No longer the teenage Queen of Naboo, Padmé Amidala takes on a new role in Attack of the Clones. It's been 10 years since the events of The Phantom Menace, and the beautiful and beloved leader has moved on to representing her people in the Senate, taking the seat formerly held by now-Chancellor Palpatine. She's as fierce and determined as ever, but the childlike sense of wonder she felt when hiding on Tatooine has given way to a focused awareness and sense of purpose. Like the actress who plays her, Padmé Amidala is all grown up.
Natalie Portman, who turns 21 this summer, was 15 when she started work on her first Star Wars movie. Since then, she's spent the past three years studying at an Ivy League university, starred in the movies Anywhere But Here and Where the Heart Is, performed with Meryl Streep and Kevin Kline in Chekov's The Seagull at New York's Public Theater, and adorned the covers of numerous magazines, becoming recognized the world over as one of America's finest young actresses. For her next film, the dark comedy The Bride Wore Black, Portman begins making the transition into more mature roles.
Indeed, Portman said that her biggest challenge for Episode II was making Padmé seem 10 years older than she was in Episode I, even though Natalie herself had aged only three years. "George told me that the struggle for this one is to make me seem older," Portman said. "He's been working with me on that. He wants to make sure I seem older than Anakin, so it's believable that I can be bossing him around, and he's a little intimidated. She looks at him as a little boy--at least for the first half of the film."
It's in the second half the film that Anakin's return to her life stirs feelings in Padmé that prove hard to ignore. "There's a scene where Anakin and I are finishing dinner, and he uses his Jedi powers to make the fruit fly, which scares me a little, but it turns into a flirting tactic," she recalled. "I don't think George was satisfied with the dialogue he had written, because he told Hayden and me to just improvise--which was amusing, because it got inappropriate very quickly. It was a fun scene to shoot, although we felt pretty stupid biting fruit which didn't exist out of the air."
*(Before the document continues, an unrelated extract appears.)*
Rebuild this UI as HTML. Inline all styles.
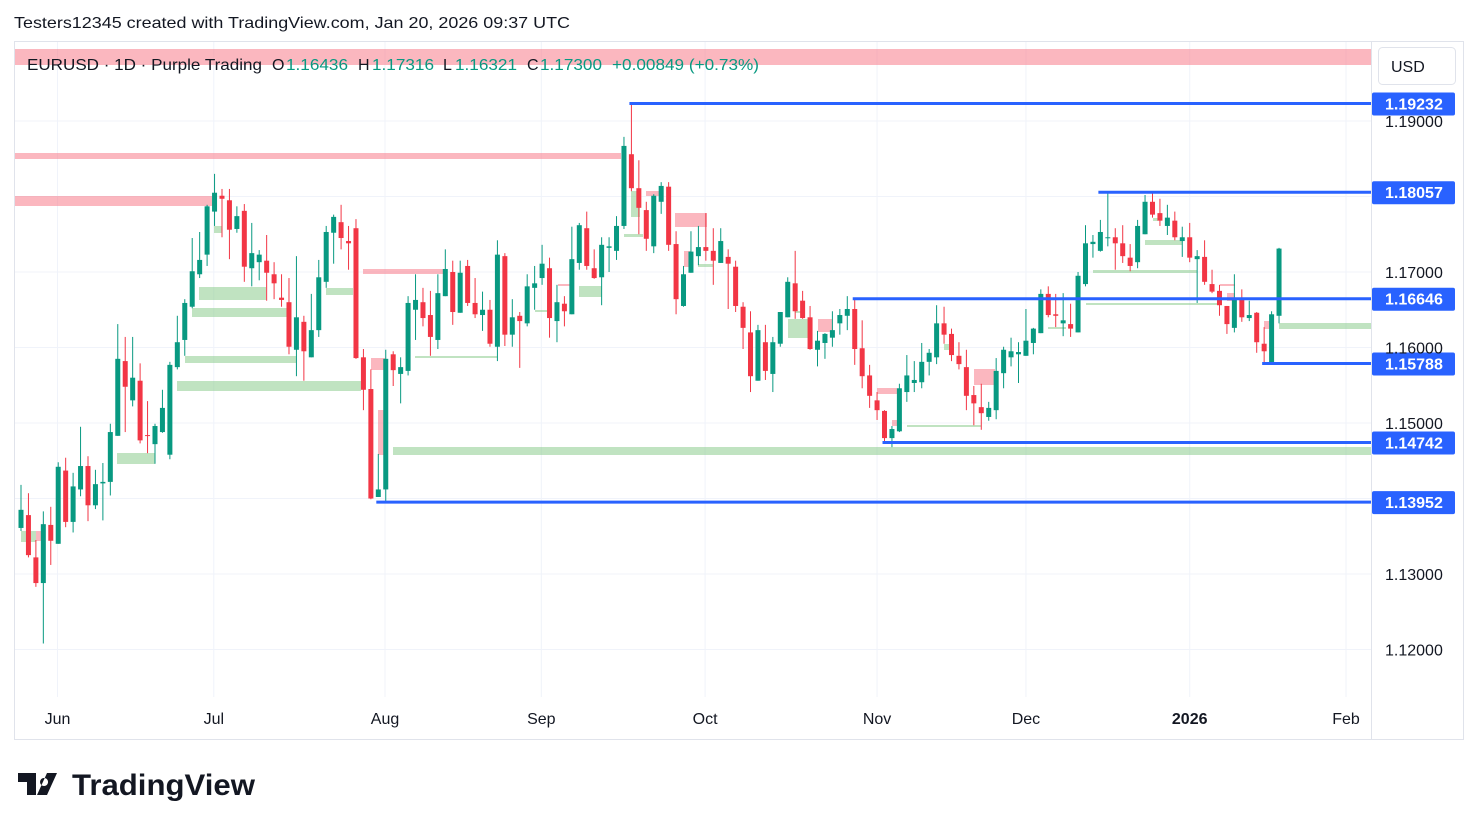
<!DOCTYPE html>
<html><head><meta charset="utf-8">
<style>
body{margin:0;background:#fff;width:1479px;height:829px;overflow:hidden;font-family:"Liberation Sans",sans-serif;}
svg{position:absolute;left:0;top:0}
</style></head>
<body>
<svg id="c" width="1479" height="829" xmlns="http://www.w3.org/2000/svg">
<text x="14" y="28" font-size="16" fill="#131722" textLength="556" lengthAdjust="spacingAndGlyphs">Testers12345 created with TradingView.com, Jan 20, 2026 09:37 UTC</text>
<rect x="14.5" y="41.5" width="1449" height="698" fill="none" stroke="#e0e3eb"/>
<line x1="1371.5" y1="42" x2="1371.5" y2="739" stroke="#e0e3eb"/>
<g id="grid"></g>
<g id="zones"></g>
<g id="candles"></g>
<g id="levels"></g>
<g id="axis"></g>
<rect x="1378.5" y="47.5" width="77" height="37" rx="4" fill="#fff" stroke="#e0e3eb"/>
<text x="1391" y="72" font-size="16" fill="#131722">USD</text>
<g font-size="16">
<text x="27" y="70" fill="#131722" textLength="235" lengthAdjust="spacingAndGlyphs">EURUSD · 1D · Purple Trading</text>
<text x="272" y="70" fill="#131722">O</text>
<text x="286" y="70" fill="#089981" textLength="62" lengthAdjust="spacingAndGlyphs">1.16436</text>
<text x="358" y="70" fill="#131722">H</text>
<text x="372" y="70" fill="#089981" textLength="62" lengthAdjust="spacingAndGlyphs">1.17316</text>
<text x="443" y="70" fill="#131722">L</text>
<text x="455" y="70" fill="#089981" textLength="62" lengthAdjust="spacingAndGlyphs">1.16321</text>
<text x="527" y="70" fill="#131722">C</text>
<text x="540" y="70" fill="#089981" textLength="62" lengthAdjust="spacingAndGlyphs">1.17300</text>
<text x="612" y="70" fill="#089981" textLength="147" lengthAdjust="spacingAndGlyphs">+0.00849 (+0.73%)</text>
</g>
<g>
<path d="M18 773h18v22h-9v-13h-9z M37 795l10-22h10l-10 22z M44 778a4 4 0 1 0 0.1 0z" fill="#131722"/>
<text x="72" y="795" font-size="30" font-weight="bold" fill="#131722" textLength="183" lengthAdjust="spacingAndGlyphs">TradingView</text>
</g>
</svg>
<script>
const opens=[1.1361,1.1378,1.1322,1.1288,1.1365,1.1340,1.1437,1.1369,1.1412,1.1443,1.1391,1.1420,1.1422,1.1483,1.1582,1.1530,1.1556,1.1484,1.1472,1.1488,1.1458,1.1574,1.1610,1.1654,1.1697,1.1723,1.1780,1.1801,1.1795,1.1757,1.1781,1.1705,1.1713,1.1715,1.1697,1.1666,1.1660,1.1597,1.1634,1.1587,1.1623,1.1687,1.1752,1.1766,1.1741,1.1758,1.1587,1.1545,1.1402,1.1412,1.1591,1.1565,1.1569,1.1650,1.1660,1.1643,1.1610,1.1668,1.1700,1.1646,1.1708,1.1659,1.1643,1.1650,1.1601,1.1721,1.1617,1.1642,1.1632,1.1679,1.1692,1.1705,1.1635,1.1658,1.1644,1.1712,1.1758,1.1705,1.1693,1.1732,1.1728,1.1761,1.1856,1.1811,1.1782,1.1734,1.1793,1.1813,1.1737,1.1655,1.1699,1.1721,1.1733,1.1728,1.1712,1.1720,1.1707,1.1654,1.1620,1.1556,1.1607,1.1565,1.1605,1.1640,1.1685,1.1662,1.1640,1.1597,1.1606,1.1613,1.1632,1.1642,1.1651,1.1599,1.1563,1.1530,1.1516,1.1480,1.1489,1.1541,1.1553,1.1554,1.1581,1.1587,1.1632,1.1618,1.1589,1.1574,1.1537,1.1521,1.1508,1.1517,1.1566,1.1587,1.1591,1.1589,1.1606,1.1619,1.1671,1.1644,1.1632,1.1631,1.1620,1.1684,1.1737,1.1728,1.1745,1.1746,1.1738,1.1719,1.1713,1.1750,1.1793,1.1778,1.1761,1.1768,1.1741,1.1746,1.1717,1.1720,1.1684,1.1675,1.1655,1.1626,1.1666,1.1639,1.1646,1.1605,1.1578,1.1642];
const highs=[1.1418,1.1407,1.1345,1.1383,1.1389,1.1448,1.1454,1.1434,1.1495,1.1456,1.1438,1.1447,1.1499,1.1631,1.1614,1.1614,1.1579,1.1529,1.1499,1.1544,1.1581,1.1642,1.1664,1.1745,1.1753,1.1789,1.1830,1.1810,1.1810,1.1787,1.1790,1.1765,1.1729,1.1749,1.1713,1.1697,1.1692,1.1721,1.1642,1.1671,1.1716,1.1761,1.1776,1.1789,1.1761,1.1770,1.1598,1.1571,1.1459,1.1597,1.1595,1.1587,1.1668,1.1697,1.1679,1.1675,1.1697,1.1730,1.1715,1.1715,1.1716,1.1692,1.1674,1.1663,1.1742,1.1725,1.1664,1.1647,1.1697,1.1708,1.1736,1.1719,1.1683,1.1668,1.1760,1.1765,1.1780,1.1730,1.1746,1.1746,1.1774,1.1879,1.1923,1.1848,1.1793,1.1803,1.1819,1.1819,1.1754,1.1708,1.1754,1.1761,1.1778,1.1758,1.1758,1.1730,1.1715,1.1660,1.1648,1.1630,1.1630,1.1614,1.1647,1.1693,1.1728,1.1675,1.1655,1.1622,1.1619,1.1648,1.1651,1.1668,1.1666,1.1636,1.1577,1.1541,1.1517,1.1496,1.1552,1.1590,1.1582,1.1606,1.1598,1.1656,1.1654,1.1625,1.1607,1.1597,1.1549,1.1552,1.1528,1.1586,1.1601,1.1613,1.1607,1.1651,1.1626,1.1677,1.1681,1.1671,1.1672,1.1658,1.1700,1.1762,1.1749,1.1769,1.1805,1.1758,1.1762,1.1737,1.1769,1.1802,1.1806,1.1797,1.1789,1.1780,1.1760,1.1765,1.1729,1.1742,1.1703,1.1683,1.1655,1.1697,1.1677,1.1662,1.1647,1.1627,1.1648,1.1732];
const lows=[1.1357,1.1322,1.1283,1.1208,1.1312,1.1340,1.1362,1.1355,1.1403,1.1370,1.1386,1.1371,1.1404,1.1483,1.1488,1.1522,1.1473,1.1460,1.1446,1.1487,1.1452,1.1571,1.1589,1.1652,1.1692,1.1708,1.1761,1.1746,1.1717,1.1752,1.1687,1.1681,1.1689,1.1662,1.1664,1.1654,1.1591,1.1562,1.1556,1.1587,1.1614,1.1679,1.1711,1.1730,1.1703,1.1585,1.1517,1.1399,1.1402,1.1395,1.1549,1.1526,1.1563,1.1610,1.1628,1.1589,1.1598,1.1668,1.1630,1.1646,1.1655,1.1639,1.1622,1.1601,1.1582,1.1602,1.1601,1.1573,1.1628,1.1650,1.1683,1.1613,1.1607,1.1628,1.1644,1.1703,1.1703,1.1691,1.1656,1.1700,1.1716,1.1757,1.1807,1.1750,1.1728,1.1725,1.1777,1.1728,1.1644,1.1654,1.1699,1.1709,1.1715,1.1683,1.1712,1.1651,1.1647,1.1598,1.1541,1.1556,1.1557,1.1541,1.1601,1.1640,1.1638,1.1638,1.1597,1.1575,1.1585,1.1601,1.1617,1.1623,1.1577,1.1546,1.1520,1.1504,1.1474,1.1468,1.1488,1.1528,1.1541,1.1546,1.1563,1.1578,1.1605,1.1582,1.1571,1.1517,1.1497,1.1491,1.1503,1.1505,1.1546,1.1575,1.1553,1.1589,1.1591,1.1619,1.1640,1.1627,1.1615,1.1614,1.1620,1.1681,1.1719,1.1727,1.1734,1.1703,1.1712,1.1701,1.1705,1.1750,1.1772,1.1761,1.1749,1.1742,1.1720,1.1713,1.1659,1.1683,1.1672,1.1642,1.1618,1.1620,1.1634,1.1635,1.1593,1.1579,1.1578,1.1632];
const closes=[1.1385,1.1325,1.1288,1.1366,1.1344,1.1442,1.1369,1.1416,1.1443,1.1391,1.1419,1.1422,1.1488,1.1585,1.1548,1.1560,1.1477,1.1483,1.1496,1.1520,1.1577,1.1607,1.1659,1.1701,1.1716,1.1787,1.1805,1.1797,1.1756,1.1774,1.1707,1.1725,1.1723,1.1699,1.1685,1.1663,1.1601,1.1640,1.1595,1.1623,1.1693,1.1753,1.1773,1.1745,1.1738,1.1586,1.1544,1.1400,1.1412,1.1585,1.1570,1.1574,1.1659,1.1663,1.1639,1.1614,1.1672,1.1704,1.1647,1.1699,1.1659,1.1644,1.1650,1.1605,1.1723,1.1617,1.1640,1.1635,1.1681,1.1685,1.1711,1.1639,1.1660,1.1648,1.1717,1.1762,1.1708,1.1692,1.1736,1.1734,1.1761,1.1867,1.1811,1.1785,1.1744,1.1801,1.1814,1.1736,1.1664,1.1697,1.1727,1.1733,1.1728,1.1715,1.1741,1.1711,1.1655,1.1626,1.1562,1.1623,1.1569,1.1607,1.1647,1.1687,1.1648,1.1639,1.1598,1.1609,1.1618,1.1623,1.1643,1.1651,1.1598,1.1562,1.1536,1.1517,1.1480,1.1492,1.1546,1.1563,1.1557,1.1581,1.1593,1.1632,1.1617,1.1590,1.1578,1.1536,1.1526,1.1513,1.1520,1.1569,1.1597,1.1595,1.1594,1.1609,1.1625,1.1671,1.1643,1.1642,1.1636,1.1625,1.1695,1.1738,1.1740,1.1753,1.1746,1.1738,1.1721,1.1708,1.1761,1.1793,1.1776,1.1768,1.1772,1.1746,1.1746,1.1719,1.1721,1.1687,1.1674,1.1656,1.1631,1.1666,1.1640,1.1643,1.1607,1.1595,1.1644,1.1731];
const priceTicks=[1.19,1.18,1.17,1.16,1.15,1.14,1.13,1.12];
const tickLabels=["1.19000","","1.17000","1.16000","1.15000","","1.13000","1.12000"];
const monthLabels=["Jun","Jul","Aug","Sep","Oct","Nov","Dec","2026","Feb"];
const monthPos=[4.9,25.9,48.9,69.9,91.9,115,135,157,178];
const levelPrices=[1.19232,1.18057,1.16646,1.15788,1.14742,1.13952];
const levelStart=[82,145,112,167,116,48];

const NS="http://www.w3.org/2000/svg";
function yOf(p){return 272-(p-1.17)*7550;}
function xOf(i){return 21+i*7.444;}
function mk(tag,attrs,parent){const e=document.createElementNS(NS,tag);for(const k in attrs)e.setAttribute(k,attrs[k]);parent.appendChild(e);return e;}
const G=id=>document.getElementById(id);

priceTicks.forEach((p,i)=>{
  const l=mk('line',{x1:15,x2:1371,y1:yOf(p),y2:yOf(p),stroke:'#f0f3fa'},G('grid'));
  
  
  if(tickLabels[i]){
    const t=mk('text',{x:1385,y:yOf(p)+6,'font-size':16,fill:'#131722'},G('axis'));
    t.textContent=tickLabels[i];
    
    
  }
});
monthLabels.forEach((m,i)=>{
  const x=xOf(monthPos[i]);
  const l=mk('line',{x1:x,x2:x,y1:42,y2:697,stroke:'#f0f3fa'},G('grid'));
  
  
  const t=mk('text',{x:x,y:724,'font-size':16,fill:'#131722','text-anchor':'middle','font-weight':m==='2026'?'bold':'normal'},G('axis'));
  t.textContent=m;
  
  
});

const pink='rgba(247,124,138,0.55)',grn='rgba(129,199,132,0.5)';
const zoneRects=[[15,49,1356,16,pink],[15,153,606,6,pink],[15,196,197,10,pink],[363,269,82,5,pink],[371,358,14,12,pink],[378,410,7,45,pink],[36,531,6,10,pink],[675,213,32,14,pink],[646,191,14,5,pink],[684,251,7,16,pink],[818,319,14,13,pink],[877,388,20,6,pink],[892,420,6,6,pink],[974,369,21,16,pink],[1227,293,8,8,pink],[1220,284,15,2,pink],[1264,321,6,8,pink],[558,284,12,2,pink],
[21,531,15,11,grn],[117,453,38,11,grn],[199,287,67,13,grn],[192,308,95,9,grn],[185,356,111,7,grn],[177,381,184,10,grn],[214,226,8,7,grn],[326,288,27,7,grn],[393,447,978,8,grn],[415,356,82,2,grn],[535,310,13,2,grn],[579,286,23,11,grn],[624,234,19,3,grn],[631,191,9,26,grn],[698,264,15,3,grn],[788,319,20,19,grn],[795,311,6,2,grn],[944,344,6,6,grn],[907,425,74,2,grn],[1048,327,18,2,grn],[1093,270,104,3,grn],[1086,303,132,2,grn],[1145,240,37,5,grn],[1153,218,5,3,grn],[1279,323,92,6,grn]];
zoneRects.forEach(z=>{
  const r=mk('rect',{x:z[0],y:z[1],width:z[2],height:z[3],fill:z[4]},G('zones'));
  
  
});

opens.forEach((o,i)=>{
  const c=closes[i],up=c>=o,col=up?'#089981':'#f23645',x=xOf(i);
  const g=mk('g',{},G('candles'));
  
  
  mk('line',{x1:x,x2:x,y1:yOf(highs[i]),y2:yOf(lows[i]),stroke:col,'stroke-width':1},g);
  const top=yOf(Math.max(o,c)),bot=yOf(Math.min(o,c));
  mk('rect',{x:x-2.5,y:top,width:5,height:Math.max(1,bot-top),fill:col},g);
});

levelPrices.forEach((p,i)=>{
  const y=yOf(p);
  const l=mk('line',{x1:xOf(levelStart[i])-2,x2:1371,y1:y,y2:y,stroke:'#2962ff','stroke-width':3},G('levels'));
  
  
  const r=mk('rect',{x:1372,y:y-11,width:83,height:23,rx:2,fill:'#2962ff'},G('levels'));
  
  
  const t=mk('text',{x:1385,y:y+6,'font-size':16,'font-weight':'bold',fill:'#fff'},G('levels'));
  t.textContent=p.toFixed(5);
  
  
});
</script>
</body></html>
Besides the budding romance, it's clear that Padmé is an adult by her clothing. Known for bold fashion and hairstyle choices (as was her future daughter Princess Leia, she of the metal bikini fame), Padmé's 19 outfits made for Attack of the Clones include some a bit sexier than the young Queen would ever have worn.
"There's one we call the leather-and-lace outfit," Natalie said, "which is for when Anakin and I have dinner for the first time. It's this very tight corset, with these gloves, and it's beautiful. There are a lot of corsets that are very tight, which I'm sure everyone will notice. I didn't really believe it until I wore it. That's what's different about the costumes in Episode II as opposed to Episode I--whereas Episode I was queenly, it was still made for a young girl. Now I'm supposed to be a woman, so we've got a lot of midriff, and a lot of tight corsets."